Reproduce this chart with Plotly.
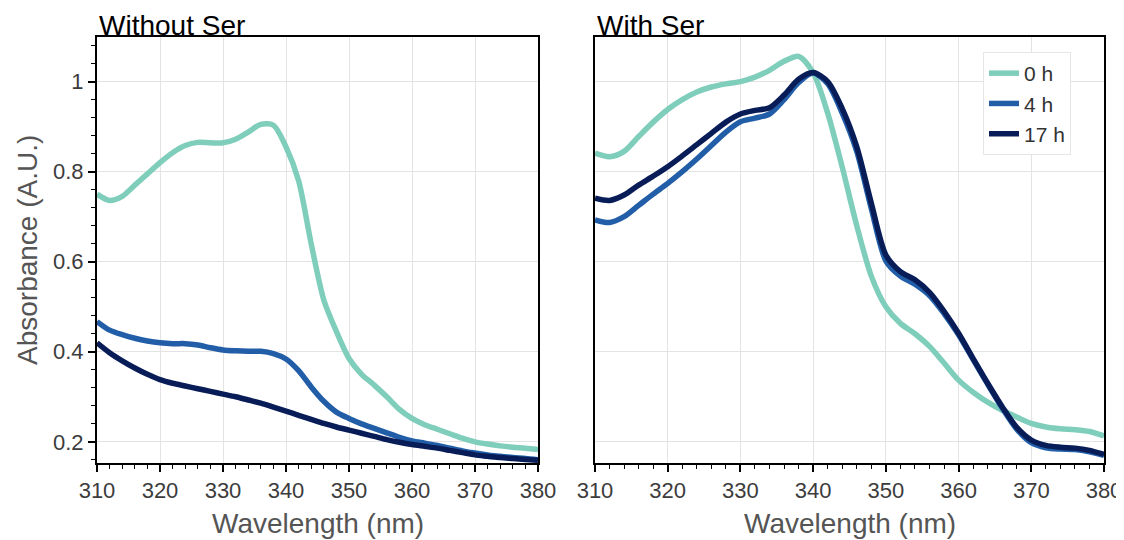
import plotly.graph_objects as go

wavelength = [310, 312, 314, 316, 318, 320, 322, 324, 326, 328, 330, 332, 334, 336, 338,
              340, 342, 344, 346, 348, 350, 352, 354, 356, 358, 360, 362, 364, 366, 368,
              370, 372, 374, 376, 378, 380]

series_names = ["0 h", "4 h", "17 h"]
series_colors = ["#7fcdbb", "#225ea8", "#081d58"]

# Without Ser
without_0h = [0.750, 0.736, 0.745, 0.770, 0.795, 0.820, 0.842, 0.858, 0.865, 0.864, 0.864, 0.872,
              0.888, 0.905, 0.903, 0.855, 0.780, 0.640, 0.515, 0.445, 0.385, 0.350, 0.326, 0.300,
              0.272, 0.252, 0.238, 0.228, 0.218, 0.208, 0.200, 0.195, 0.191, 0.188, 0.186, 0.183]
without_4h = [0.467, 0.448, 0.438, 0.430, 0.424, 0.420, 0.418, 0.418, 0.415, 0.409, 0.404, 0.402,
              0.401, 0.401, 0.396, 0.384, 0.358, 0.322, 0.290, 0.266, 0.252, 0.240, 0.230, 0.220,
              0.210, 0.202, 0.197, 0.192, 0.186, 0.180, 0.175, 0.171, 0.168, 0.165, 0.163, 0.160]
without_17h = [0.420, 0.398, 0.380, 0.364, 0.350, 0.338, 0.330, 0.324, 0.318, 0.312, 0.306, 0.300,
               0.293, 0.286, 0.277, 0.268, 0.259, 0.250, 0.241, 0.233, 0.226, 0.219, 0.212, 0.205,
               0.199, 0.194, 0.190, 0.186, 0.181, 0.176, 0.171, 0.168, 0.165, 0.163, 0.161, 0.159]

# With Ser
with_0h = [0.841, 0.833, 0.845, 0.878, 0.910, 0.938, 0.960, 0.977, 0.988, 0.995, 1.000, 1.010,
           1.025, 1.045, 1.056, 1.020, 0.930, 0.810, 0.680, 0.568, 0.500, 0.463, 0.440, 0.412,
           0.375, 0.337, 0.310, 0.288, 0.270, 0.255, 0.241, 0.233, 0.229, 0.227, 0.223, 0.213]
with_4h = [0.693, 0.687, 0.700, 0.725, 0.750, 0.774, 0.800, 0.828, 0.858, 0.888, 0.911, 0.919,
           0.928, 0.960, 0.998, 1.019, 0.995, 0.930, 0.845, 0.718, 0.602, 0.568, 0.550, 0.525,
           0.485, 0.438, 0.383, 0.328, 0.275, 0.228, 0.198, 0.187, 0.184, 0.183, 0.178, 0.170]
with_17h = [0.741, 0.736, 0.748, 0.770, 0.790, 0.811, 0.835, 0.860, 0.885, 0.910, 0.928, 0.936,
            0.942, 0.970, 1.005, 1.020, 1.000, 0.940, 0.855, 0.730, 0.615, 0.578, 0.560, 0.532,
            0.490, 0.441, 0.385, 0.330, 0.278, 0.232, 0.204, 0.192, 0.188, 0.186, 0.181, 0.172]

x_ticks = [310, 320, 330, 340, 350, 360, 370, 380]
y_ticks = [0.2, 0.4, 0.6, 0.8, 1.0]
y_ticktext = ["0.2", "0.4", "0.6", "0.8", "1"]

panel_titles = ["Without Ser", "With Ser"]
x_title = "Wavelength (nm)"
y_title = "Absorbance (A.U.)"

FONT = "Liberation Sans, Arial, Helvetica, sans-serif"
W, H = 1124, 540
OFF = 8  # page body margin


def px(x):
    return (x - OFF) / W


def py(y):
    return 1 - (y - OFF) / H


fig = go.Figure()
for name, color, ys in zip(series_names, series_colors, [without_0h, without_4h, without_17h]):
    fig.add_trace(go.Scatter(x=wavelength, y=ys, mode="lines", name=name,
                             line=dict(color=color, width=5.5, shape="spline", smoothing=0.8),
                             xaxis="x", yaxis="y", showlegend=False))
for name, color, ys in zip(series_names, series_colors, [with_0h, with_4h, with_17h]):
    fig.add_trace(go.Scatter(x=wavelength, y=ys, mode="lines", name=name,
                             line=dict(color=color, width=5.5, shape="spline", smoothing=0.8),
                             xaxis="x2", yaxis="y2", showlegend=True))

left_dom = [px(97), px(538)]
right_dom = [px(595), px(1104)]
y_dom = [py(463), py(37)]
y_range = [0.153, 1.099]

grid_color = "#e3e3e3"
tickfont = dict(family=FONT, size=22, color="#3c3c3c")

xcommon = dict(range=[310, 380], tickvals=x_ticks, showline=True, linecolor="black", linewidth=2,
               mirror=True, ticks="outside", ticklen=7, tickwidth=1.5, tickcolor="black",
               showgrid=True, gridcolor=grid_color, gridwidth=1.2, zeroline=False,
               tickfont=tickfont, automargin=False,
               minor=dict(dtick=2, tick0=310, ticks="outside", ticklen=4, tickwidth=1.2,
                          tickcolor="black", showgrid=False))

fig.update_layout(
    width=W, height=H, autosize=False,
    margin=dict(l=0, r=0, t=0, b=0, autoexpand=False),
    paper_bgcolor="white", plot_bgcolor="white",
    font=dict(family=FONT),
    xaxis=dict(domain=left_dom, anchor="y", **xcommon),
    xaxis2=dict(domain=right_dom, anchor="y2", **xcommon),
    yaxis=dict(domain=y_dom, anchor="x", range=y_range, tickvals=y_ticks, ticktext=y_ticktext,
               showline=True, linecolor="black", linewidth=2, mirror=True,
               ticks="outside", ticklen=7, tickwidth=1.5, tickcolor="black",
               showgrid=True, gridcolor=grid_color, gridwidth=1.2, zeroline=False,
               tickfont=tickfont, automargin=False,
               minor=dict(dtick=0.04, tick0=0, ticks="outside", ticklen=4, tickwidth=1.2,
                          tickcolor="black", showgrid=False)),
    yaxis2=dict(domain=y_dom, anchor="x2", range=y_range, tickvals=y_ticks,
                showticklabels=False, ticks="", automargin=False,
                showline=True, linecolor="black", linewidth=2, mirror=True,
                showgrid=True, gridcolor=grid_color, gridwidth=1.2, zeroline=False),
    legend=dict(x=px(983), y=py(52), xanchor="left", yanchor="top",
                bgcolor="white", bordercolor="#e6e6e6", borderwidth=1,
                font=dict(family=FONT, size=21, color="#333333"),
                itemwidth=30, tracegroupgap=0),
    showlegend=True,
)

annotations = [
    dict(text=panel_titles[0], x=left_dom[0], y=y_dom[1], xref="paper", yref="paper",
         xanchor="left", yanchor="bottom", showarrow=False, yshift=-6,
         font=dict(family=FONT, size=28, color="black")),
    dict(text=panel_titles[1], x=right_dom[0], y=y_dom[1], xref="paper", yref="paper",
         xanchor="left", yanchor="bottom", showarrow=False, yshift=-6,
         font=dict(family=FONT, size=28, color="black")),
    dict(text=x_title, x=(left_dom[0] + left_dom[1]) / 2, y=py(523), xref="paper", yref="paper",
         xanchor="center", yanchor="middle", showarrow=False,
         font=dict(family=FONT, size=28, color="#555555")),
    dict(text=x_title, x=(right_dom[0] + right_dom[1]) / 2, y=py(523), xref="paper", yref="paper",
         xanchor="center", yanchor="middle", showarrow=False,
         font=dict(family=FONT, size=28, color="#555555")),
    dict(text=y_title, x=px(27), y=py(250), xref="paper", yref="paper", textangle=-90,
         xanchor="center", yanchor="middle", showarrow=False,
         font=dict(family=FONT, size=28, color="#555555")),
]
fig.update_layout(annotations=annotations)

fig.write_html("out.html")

> _Written request_: Give again, word for word, every line from the top of the data through the line with "0.163, 0.161, 0.159]", both ends included, and exclude the pictures.

> _Response below_:
Reproduce this chart with Plotly.
import plotly.graph_objects as go

wavelength = [310, 312, 314, 316, 318, 320, 322, 324, 326, 328, 330, 332, 334, 336, 338,
              340, 342, 344, 346, 348, 350, 352, 354, 356, 358, 360, 362, 364, 366, 368,
              370, 372, 374, 376, 378, 380]

series_names = ["0 h", "4 h", "17 h"]
series_colors = ["#7fcdbb", "#225ea8", "#081d58"]

# Without Ser
without_0h = [0.750, 0.736, 0.745, 0.770, 0.795, 0.820, 0.842, 0.858, 0.865, 0.864, 0.864, 0.872,
              0.888, 0.905, 0.903, 0.855, 0.780, 0.640, 0.515, 0.445, 0.385, 0.350, 0.326, 0.300,
              0.272, 0.252, 0.238, 0.228, 0.218, 0.208, 0.200, 0.195, 0.191, 0.188, 0.186, 0.183]
without_4h = [0.467, 0.448, 0.438, 0.430, 0.424, 0.420, 0.418, 0.418, 0.415, 0.409, 0.404, 0.402,
              0.401, 0.401, 0.396, 0.384, 0.358, 0.322, 0.290, 0.266, 0.252, 0.240, 0.230, 0.220,
              0.210, 0.202, 0.197, 0.192, 0.186, 0.180, 0.175, 0.171, 0.168, 0.165, 0.163, 0.160]
without_17h = [0.420, 0.398, 0.380, 0.364, 0.350, 0.338, 0.330, 0.324, 0.318, 0.312, 0.306, 0.300,
               0.293, 0.286, 0.277, 0.268, 0.259, 0.250, 0.241, 0.233, 0.226, 0.219, 0.212, 0.205,
               0.199, 0.194, 0.190, 0.186, 0.181, 0.176, 0.171, 0.168, 0.165, 0.163, 0.161, 0.159]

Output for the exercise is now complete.